Okay, still here? Good. This is the issue where, in true “laundry-list” fashion : The Silhouette and her partner are killed, and we learn how they met in the first place; the origins of The Silhouette’s “save the children” campaign are revealed; we learn of a crime-fighting partnership between the first Nite Owl and Mothman and begin to witness the early stages of Mothman’s slide into alcoholism and insanity; Silk Spectre wakes up to what a ruthless bitch she’s been and decides to become a real crimefighter; we learn how and why Silk Spectre and the Comedian began to — ahem! — “reconnect” some years after he attempted to rape her; and we finally get back to those weird flashback sequences we first saw at the end of the second issue and start to figure out exactly what the hell they’re all about. Whew! And ya know — I can’t help but feeling I even left a thing or two out of that rather breakneck run-down of events, but whatever. I’m fairly sure the main points are all covered.

Now, with all that in mind, there’s nothing that happened in this fourth issue that’s caused me to think again about this “dark secret” the Minutemen are hiding that’s supposedly going to be revealed next issue and turn the whole “Watchmen Universe” on its ear. It’s been hinted at in the pages of Nite Owl and Ozymandias as well as here, so here’s my best guess as to what this “major revelation” is, just to get it down for the record : the child-killer that The Silhouette was looking for when she met her untimely demise is, in fact, Hooded Justice, and rather than risk the attendant bad publicity that would come with turning him in to stand trial for his crimes, the other Minutement are going to kill him and dump his body in the ocean or river or something. Honestly, does anyone see this thing playing out any differently?
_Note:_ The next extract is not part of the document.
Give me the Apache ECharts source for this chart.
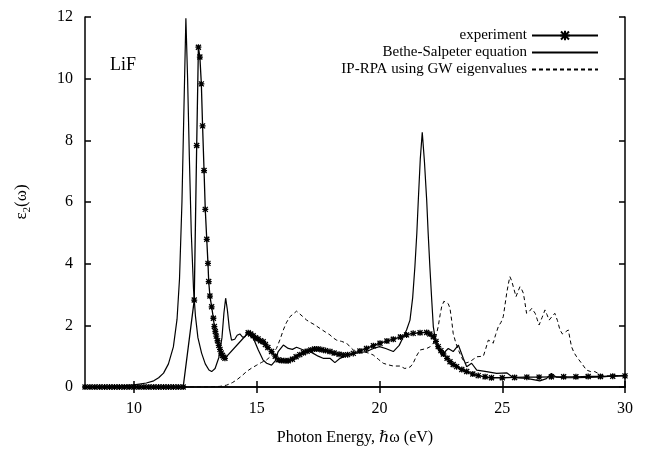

The only thing “extra” we may have learned to further back this theory up here in Minutemen #4 (with variant covers, as shown, by Cooke and — hey! how’bout this! — Steve “The Dude” Rude, respectively) is that HJ may also be the same Nazi slimebag who murdered the Silhouette’s kid sister.

So — that’s where we are, as I see it, and where we’re going, as I also see it. I would well and truly welcome comments from any readers out there who have any different ideas and can back them up with story angles I hadn’t considered, but I’m pretty confident in this “best-guess” scenario of mine. Roll on issue five and let’s see if I’m right! But before we get to that, we’ve got the next installments of all the other books to get through, including the fourth issue of Silk Spectre, which next week will become the first non-Alan Moore/Dave Gibbons Watchmen series to actually conclude and stand as a complete work in its own right, so good, bad, or (most likely) somewhere in between, it should at least be interesting to be able to evaluate it in totality and determine, finally, whether or not it ever really needed to exist at all.